Like the policies in Blanchard and Miller, and unlike the unwritten and post hoc
“policy” in Garland, UT’s sponsorship requirement is not vague and does not give UT officials
unbridled discretion to restrict speech. The terms of the well-established, forty-year-old policy are
clearly defined so as a person of ordinary intelligence could readily define the standards for
inclusion and exclusion. See Miller, 501 F. Supp. 2d at 950. All outside visitors’ speech is prohibited
unless sponsored by a member of the UT community. If a member of the UT faculty, staff, or student
group sponsor a speaker, that speaker is permitted on campus, and if they do not sponsor the
speaker, that speaker is not permitted on campus. Further, the power bestowed upon students,
-25-
faculty, and staff members to grant sponsorship does not implicitly give any of those groups the
power to deny or revoke potential speakers’ sponsorship from another group.
Nothing in the policy permits UT officials to limit speech based on ambiguous or
subjective criteria.
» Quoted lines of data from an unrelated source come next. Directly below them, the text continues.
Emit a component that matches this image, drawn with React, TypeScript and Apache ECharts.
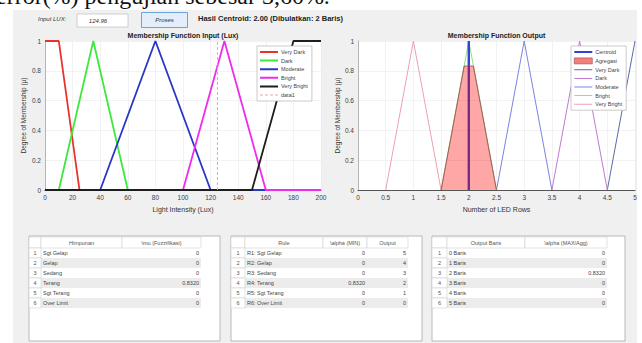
import React, { useEffect, useRef } from "react";
import * as echarts from "echarts";

const FONT = "'Liberation Sans', Arial, Helvetica, sans-serif";

// ---- Input membership functions (Lux) ----
const luxVeryDark = [[0, 1], [10, 1], [25, 0], [200, 0]];
const luxDark = [[0, 0], [10, 0], [35, 1], [60, 0], [200, 0]];
const luxModerate = [[0, 0], [40, 0], [80, 1], [120, 0], [200, 0]];
const luxBright = [[0, 0], [100, 0], [130, 1], [160, 0], [200, 0]];
const luxVeryBright = [[0, 0], [150, 0], [180, 1], [200, 1]];
const inputLux = 124.96;
const inputMarker = [[inputLux, 0], [inputLux, 1]];

// ---- Output membership functions (LED rows) ----
const outVeryDark = [[4.5, 0], [5, 1]];
const outDark = [[3.5, 0], [4, 1], [4.5, 0]];
const outModerate = [[2.5, 0], [3, 1], [3.5, 0]];
const outBright = [[1.5, 0], [2, 1], [2.5, 0]];
const outVeryBright = [[0.5, 0], [1, 1], [1.5, 0]];
const aggregate = [[1.5, 0], [1.916, 0.832], [2.084, 0.832], [2.5, 0]];
const centroidValue = 2.0;
const centroidLine = [[centroidValue, 0], [centroidValue, 1]];

// ---- Tables ----
const fuzzySets = ["Sgt Gelap", "Gelap", "Sedang", "Terang", "Sgt Terang", "Over Limit"];
const fuzzyMu = [0, 0, 0, 0.832, 0, 0];
const ruleNames = ["R1: Sgt Gelap", "R2: Gelap", "R3: Sedang", "R4: Terang", "R5: Sgt Terang", "R6: Over Limit"];
const ruleAlpha = [0, 0, 0, 0.832, 0, 0];
const ruleOutput = [5, 4, 3, 2, 1, 0];
const outputBaris = ["0 Baris", "1 Baris", "2 Baris", "3 Baris", "4 Baris", "5 Baris"];
const outputAlpha = [0, 0, 0.832, 0, 0, 0];

const fmt = (v: number) => (v === 0 ? "0" : v.toFixed(4));

// legend icons (bounding box 18 x 6, thin bar in the middle)
const lineIcon = (t: number) =>
  `path://M0,0h0.01v0.01h-0.01z M0,${3 - t / 2}h18v${t}h-18z M0,5.99h0.01v0.01h-0.01z`;
const dashIcon = `path://M0,0h0.01v0.01h-0.01z M0,2.5h3v1h-3z M5,2.5h3v1h-3z M10,2.5h3v1h-3z M15,2.5h3v1h-3z M0,5.99h0.01v0.01h-0.01z`;

function txt(x: number, y: number, text: string, opts: any = {}) {
  const align = opts.align || "left";
  const va = opts.va || "middle";
  return {
    type: "text",
    x,
    y,
    z: opts.z ?? 20,
    style: {
      text,
      fontSize: opts.size || 6,
      fontFamily: opts.family || FONT,
      fontWeight: opts.weight || "normal",
      fontStyle: opts.style || "normal",
      fill: opts.color || "#333",
      textAlign: align,
      align,
      textVerticalAlign: va,
      verticalAlign: va,
    },
  };
}

function rect(x: number, y: number, w: number, h: number, fill: string, stroke?: string, lw = 0.8, z = 15) {
  return {
    type: "rect",
    z,
    shape: { x, y, width: w, height: h },
    style: { fill, stroke: stroke || "none", lineWidth: lw },
  };
}

function buildTable(edges: number[], panelRight: number, headers: string[], cols: string[][], aligns: string[]) {
  const els: any[] = [];
  const top = 236;
  const bottom = 341;
  const headTop = 237;
  const headH = 11;
  const rowH = 10;
  els.push(rect(edges[0], top, panelRight - edges[0], bottom - top, "#ffffff", "#a8a8a8", 0.8, 12));
  for (let c = 0; c < edges.length - 1; c++) {
    els.push(rect(edges[c], headTop, edges[c + 1] - edges[c], headH, "#ffffff", "#d2d2d2", 0.6, 13));
    if (c > 0) {
      els.push(txt((edges[c] + edges[c + 1]) / 2, headTop + headH / 2, headers[c - 1], { align: "center", size: 5.5, color: "#555" }));
    }
  }
  const n = cols[0].length;
  for (let r = 0; r < n; r++) {
    const y = headTop + headH + r * rowH;
    if (r % 2 === 1) {
      els.push(rect(edges[1], y, edges[edges.length - 1] - edges[1], rowH, "#ececec", undefined, 0, 13));
    }
    els.push(rect(edges[0], y, edges[1] - edges[0], rowH, "#ffffff", "#d2d2d2", 0.6, 13));
    els.push(txt((edges[0] + edges[1]) / 2, y + rowH / 2, String(r + 1), { align: "center", size: 5.5, color: "#555" }));
    for (let c = 0; c < cols.length; c++) {
      const a = aligns[c];
      const x = a === "left" ? edges[c + 1] + 2 : edges[c + 2] - 2;
      els.push(txt(x, y + rowH / 2, cols[c][r], { align: a, size: 5.5, color: "#444" }));
    }
  }
  return els;
}

function lineSeries(name: string, data: number[][], color: string, axis: number, width: number, z = 2, extra: any = {}) {
  return {
    type: "line",
    name,
    xAxisIndex: axis,
    yAxisIndex: axis,
    data,
    symbol: "none",
    showSymbol: false,
    z,
    itemStyle: { color },
    lineStyle: { color, width, ...(extra.lineStyle || {}) },
    ...(extra.areaStyle ? { areaStyle: extra.areaStyle } : {}),
    animation: false,
  };
}

export default function App() {
  const ref = useRef<HTMLDivElement>(null);

  useEffect(() => {
    if (!ref.current) return;
    const chart = echarts.init(ref.current, undefined, { renderer: "svg", width: 642, height: 343 });

    const axisLabel = { fontSize: 6.5, color: "#404040", fontFamily: FONT, margin: 4 };
    const splitLine = { show: true, lineStyle: { color: "#e9e9e9", width: 0.6 } };
    const nameStyle = { fontSize: 7, color: "#333", fontFamily: FONT };

    const graphic: any[] = [];
    // top document text (cut off by the page edge, as in the reference)
    graphic.push(txt(-4, 8, "error(%) pengujian sebesar 3,60%.", { size: 24, family: "'Liberation Serif', 'Times New Roman', serif", color: "#111", va: "bottom", z: 5 }));
    // GUI controls
    graphic.push(txt(38, 18.5, "Input LUX:", { size: 6, style: "italic", color: "#333" }));
    graphic.push(rect(77, 14, 51, 13, "#ffffff", "#c4c4c4", 0.8));
    graphic.push(txt(98, 20.5, String(inputLux), { size: 6, style: "italic", color: "#333", align: "center" }));
    graphic.push(rect(141.5, 12.5, 46, 15, "#e3eefa", "#4d8fd1", 0.8));
    graphic.push(txt(164.5, 20, "Proses", { size: 6, style: "italic", color: "#333", align: "center" }));
    graphic.push(txt(198, 18, "Hasil Centroid: " + centroidValue.toFixed(2) + " (Dibulatkan: 2 Baris)", { size: 7.5, weight: "bold", color: "#222" }));
    // chart titles
    graphic.push(txt(183, 35.5, "Membership Function Input (Lux)", { size: 7, weight: "bold", color: "#222", align: "center" }));
    graphic.push(txt(496.5, 35.5, "Membership Function Output", { size: 7, weight: "bold", color: "#222", align: "center" }));
    // tables
    graphic.push(
      ...buildTable([29, 41, 122, 201], 220, ["Himpunan", "\\mu (Fuzzifikasi)"], [fuzzySets, fuzzyMu.map(fmt)], ["left", "right"])
    );
    graphic.push(
      ...buildTable([231, 245, 323, 367, 408], 422, ["Rule", "\\alpha (MIN)", "Output"], [ruleNames, ruleAlpha.map(fmt), ruleOutput.map(String)], ["left", "right", "right"])
    );
    graphic.push(
      ...buildTable([432, 447, 525, 607], 625, ["Output Baris", "\\alpha (MAX/Agg)"], [outputBaris, outputAlpha.map(fmt)], ["left", "right"])
    );

    const legendBase = {
      orient: "vertical",
      backgroundColor: "#ffffff",
      borderColor: "#b4b4b4",
      borderWidth: 0.7,
      padding: [3, 4, 3, 3],
      itemWidth: 18,
      itemHeight: 6,
      itemGap: 2.6,
      textStyle: { fontSize: 5.5, color: "#444", fontFamily: FONT, padding: [0, 0, 0, -2] },
      selectedMode: false,
    };

    const leftLegend = ["Very Dark", "Dark", "Moderate", "Bright", "Very Bright"].map((n) => ({ name: n, icon: lineIcon(2) }));
    leftLegend.push({ name: "data1", icon: dashIcon });

    const rightLegend: any[] = [
      { name: "Centroid", icon: lineIcon(2) },
      { name: "Agregasi", icon: "rect", itemStyle: { color: "#f38080", borderColor: "#9a4a4a", borderWidth: 0.6 } },
      ...["Very Dark", "Dark", "Moderate", "Bright", "Very Bright"].map((n) => ({ name: "out:" + n, icon: lineIcon(1) })),
    ];

    const option: any = {
      animation: false,
      backgroundColor: "transparent",
      textStyle: { fontFamily: FONT },
      grid: [
        { left: 45, top: 41, width: 276, height: 149, show: true, backgroundColor: "#ffffff", borderWidth: 0 },
        { left: 358, top: 41, width: 277, height: 149, show: true, backgroundColor: "#ffffff", borderWidth: 0 },
      ],
      xAxis: [
        {
          type: "value", gridIndex: 0, min: 0, max: 200, interval: 20,
          name: "Light Intensity (Lux)", nameLocation: "middle", nameGap: 16, nameTextStyle: nameStyle,
          axisLabel, splitLine, axisTick: { show: false },
          axisLine: { show: true, lineStyle: { color: "#333", width: 1 } },
        },
        {
          type: "value", gridIndex: 1, min: 0, max: 5, interval: 0.5,
          name: "Number of LED Rows", nameLocation: "middle", nameGap: 16, nameTextStyle: nameStyle,
          axisLabel, splitLine, axisTick: { show: false },
          axisLine: { show: true, lineStyle: { color: "#555", width: 1.2 } },
        },
      ],
      yAxis: [
        {
          type: "value", gridIndex: 0, min: 0, max: 1, interval: 0.2,
          name: "Degree of Membership (μ)", nameLocation: "middle", nameGap: 18, nameTextStyle: { ...nameStyle, fontSize: 6.5 },
          axisLabel, splitLine, axisTick: { show: false },
          axisLine: { show: true, lineStyle: { color: "#9a9a9a", width: 0.7 } },
        },
        {
          type: "value", gridIndex: 1, min: 0, max: 1, interval: 0.2,
          name: "Degree of Membership (μ)", nameLocation: "middle", nameGap: 16, nameTextStyle: { ...nameStyle, fontSize: 6.5 },
          axisLabel, splitLine, axisTick: { show: false },
          axisLine: { show: true, lineStyle: { color: "#9a9a9a", width: 0.7 } },
        },
      ],
      legend: [
        { ...legendBase, left: 257, top: 46, data: leftLegend },
        { ...legendBase, left: 571, top: 46, data: rightLegend, formatter: (name: string) => name.replace("out:", "") },
      ],
      series: [
        lineSeries("Very Dark", luxVeryDark, "#e8322c", 0, 1.8, 2),
        lineSeries("Dark", luxDark, "#3ee83e", 0, 1.8, 2),
        lineSeries("Moderate", luxModerate, "#2a36c4", 0, 1.8, 2),
        lineSeries("Bright", luxBright, "#ee2cee", 0, 1.8, 2),
        lineSeries("Very Bright", luxVeryBright, "#1e1e1e", 0, 1.8, 2),
        lineSeries("data1", inputMarker, "#f3a3a3", 0, 1, 3, { lineStyle: { type: [3, 2] } }),

        lineSeries("out:Very Dark", outVeryDark, "#5c6aa6", 1, 1, 2),
        lineSeries("out:Dark", outDark, "#c07ad2", 1, 1, 2),
        lineSeries("out:Moderate", outModerate, "#7a84de", 1, 1, 2),
        lineSeries("out:Bright", outBright, "#8fe08f", 1, 1, 2),
        lineSeries("out:Very Bright", outVeryBright, "#ef9fb0", 1, 1, 2),
        lineSeries("Centroid", centroidLine, "#2f43d6", 1, 2.4, 3),
        lineSeries("Agregasi", aggregate, "#9a4a4a", 1, 0.8, 4, { areaStyle: { color: "rgba(255,0,0,0.5)", origin: "start" } }),
      ],
      graphic,
    };

    chart.setOption(option);
    return () => chart.dispose();
  }, []);

  return (
    <div style={{ position: "fixed", left: 0, top: 0, width: 642, height: 343, overflow: "hidden", background: "#ffffff" }}>
      <div style={{ position: "absolute", left: 13, top: 10, width: 624, height: 333, background: "#f0f0f0" }} />
      <div ref={ref} style={{ position: "absolute", left: 0, top: 0, width: 642, height: 343 }} />
    </div>
  );
}
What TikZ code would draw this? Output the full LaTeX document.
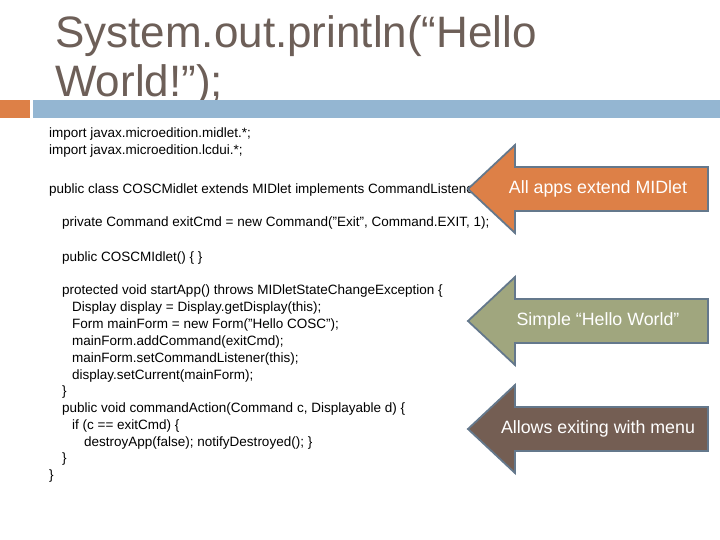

McGlone insists that the sponsorship policy confers “unbridled discretion” on
public officials, because the policy contains “no limitations or restrictions limiting the discretion of
a registered student organization, faculty, or staff in choosing whether to sponsor a particular
speaker.” (Compl. ¶ 51.) However, McGlone’s protestations about the lack of guiding criteria or
limitations on discretion ignore the fact that surrounding the access and sponsorship policies in the
UT student handbook are numerous safeguards against abuse, as well as specific guidelines and
procedures by which students are to discharge their authority to sponsor speakers and by which the
Dean of Students must plan for said speakers. First, the student handbook is replete with provisions
highlighting the importance of First Amendment rights on campus. The policy ensures that, so long
as a speaker is sponsored, “[t]here are no restrictions to control the point of view expressed by
speakers other than those imposed by local, state, and federal laws. Any person sponsored by a
registered campus organization is free to speak.” [Mot. to Dismiss, Attach. 1, at 3.] Second, it
contains procedural standards. It expressly instructs students to “register the name of the speaker,
the date and time of the appearance, and such pertinent information as will facilitate adequate
physical preparations and adequate publicity for the event with the Office of the Dean of Students.”
Id. It warns students that “reasonable notice” is necessary to arrange for on-campus speakers. Id.
Finally, the policy specifies that the Dean’s only criterion for a negative decision regarding a
sponsored visitor’s ability to speak is a “demonstrable inability to make such physical
arrangements.” Id. The handbook orders officials not to use the event-scheduling process “as a
-26-
device for a prior restraint of speakers.” Id. Even a “negative decision” for scheduling purposes does
not foreclose a speaker’s ability to speak on campus; rather, the policy urges the sponsoring
organization to seek a more suitable date. Id. Such safeguards and standards prevent unbridled
discretion on the part of the officials overseeing the sponsorship process.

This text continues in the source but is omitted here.